Ecologists have always lost sleep about climate change, but for some years the same can be said about politicians. Finding the perfect formula to stop it has been the subject of much international debate, although a real solution has yet to be found. It might appear that professional translation plays a very minor role in this area, but when it comes to international dialogue, translation and interpretation are the bridges that make it possible to communicate and seek solutions to climate change.
Professional translation has allowed the leaders from very different countries to sit at the same table and discuss and negotiate measures to stop climate change. We know that it is almost impossible for all the nations on the planet to come to an agreement. However, the words we use in debates about climate change influence our understanding and perception of this environmental problem. Given that, how can translation form part of the solution? Let’s find out.

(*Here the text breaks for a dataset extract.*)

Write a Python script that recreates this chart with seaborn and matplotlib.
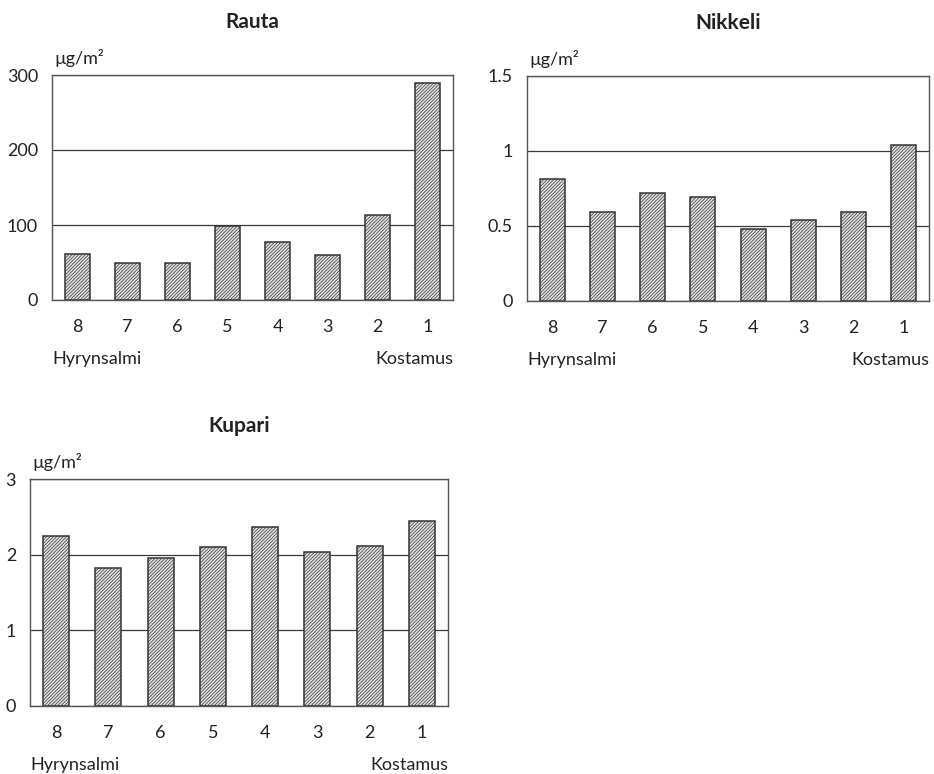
import matplotlib
matplotlib.use("Agg")
import matplotlib.pyplot as plt
import seaborn as sns

sns.set_theme(style="white")
plt.rcParams["font.family"] = ["Lato", "DejaVu Sans"]
plt.rcParams["hatch.linewidth"] = 0.5

# Sampling sites from Hyrynsalmi (8) to Kostamus (1)
sites = ["8", "7", "6", "5", "4", "3", "2", "1"]
unit = "µg/m²"
west_label = "Hyrynsalmi"
east_label = "Kostamus"

rauta = [62, 49, 50, 99, 77, 60, 113, 289]
nikkeli = [0.81, 0.59, 0.72, 0.69, 0.48, 0.54, 0.59, 1.04]
kupari = [2.25, 1.82, 1.95, 2.10, 2.36, 2.04, 2.12, 2.45]

rauta_ticks = [0, 100, 200, 300]
rauta_ticklabels = ["0", "100", "200", "300"]
nikkeli_ticks = [0, 0.5, 1.0, 1.5]
nikkeli_ticklabels = ["0", "0.5", "1", "1.5"]
kupari_ticks = [0, 1, 2, 3]
kupari_ticklabels = ["0", "1", "2", "3"]

W, H = 934, 774
fig = plt.figure(figsize=(W / 100, H / 100), dpi=100)


def px_axes(x0, y0, x1, y1):
    return fig.add_axes([x0 / W, 1 - y1 / H, (x1 - x0) / W, (y1 - y0) / H])


def panel(ax, title, values, ticks, ticklabels, height_px):
    sns.barplot(x=sites, y=values, ax=ax, color="#e2e2e2", edgecolor="#333333",
                linewidth=1.1, width=0.5, saturation=1)
    for p in ax.patches:
        p.set_hatch("/" * 10)
    ax.set_xlim(-0.5, len(sites) - 0.5)
    ax.set_ylim(ticks[0], ticks[-1])
    ax.set_yticks(ticks)
    ax.set_yticklabels(ticklabels)
    ax.set_xlabel("")
    ax.set_ylabel("")
    ax.set_axisbelow(True)
    ax.yaxis.grid(True, color="#3a3a3a", linewidth=0.9)
    ax.xaxis.grid(False)
    for s in ax.spines.values():
        s.set_visible(True)
        s.set_color("#555555")
        s.set_linewidth(1.0)
    ax.tick_params(axis="both", length=0, labelsize=13, colors="#222222")
    ax.tick_params(axis="y", pad=10)
    ax.tick_params(axis="x", pad=14)
    ax.text(0.5, 1 + 53 / height_px, title, transform=ax.transAxes, ha="center",
            va="center", fontsize=15, fontweight="bold", color="#222222")
    ax.text(0.005, 1 + 17 / height_px, unit, transform=ax.transAxes, ha="left",
            va="center", fontsize=13, color="#222222")
    ax.text(0.0, -59 / height_px, west_label, transform=ax.transAxes, ha="left",
            va="center", fontsize=13, color="#222222")
    ax.text(1.0, -59 / height_px, east_label, transform=ax.transAxes, ha="right",
            va="center", fontsize=13, color="#222222")


ax1 = px_axes(52, 75, 453, 300)
panel(ax1, "Rauta", rauta, rauta_ticks, rauta_ticklabels, 225)

ax2 = px_axes(527, 76, 929, 301)
panel(ax2, "Nikkeli", nikkeli, nikkeli_ticks, nikkeli_ticklabels, 225)

ax3 = px_axes(30, 479, 448, 706)
panel(ax3, "Kupari", kupari, kupari_ticks, kupari_ticklabels, 227)

fig.savefig("out.png", dpi=100, facecolor="white")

From global warming to climate change
The way we express ourselves when discussing climate change can alter the way this problem is perceived. A very good example is that the term “global warming” has been gradually replaced with “climate change.”
The term “climate change” reflects the consensus among environmental scientists that the increase in greenhouse gases will cause various environmental problems that will not be limited to higher temperatures and rising sea levels.
Environmental problems and words
Many environmental organisations recognise the need to adapt their language and vocabulary while communicating with different stakeholders. Climate change in particular, and environmental science in general, is a field that has a very specific vocabulary. But as ecolinguistics and localisation makes clear, the choice of words affects the overall success of efforts to communicate about climate change. That is why the work of professional translators can help share local stories, problems and possible solutions that help stop climate change.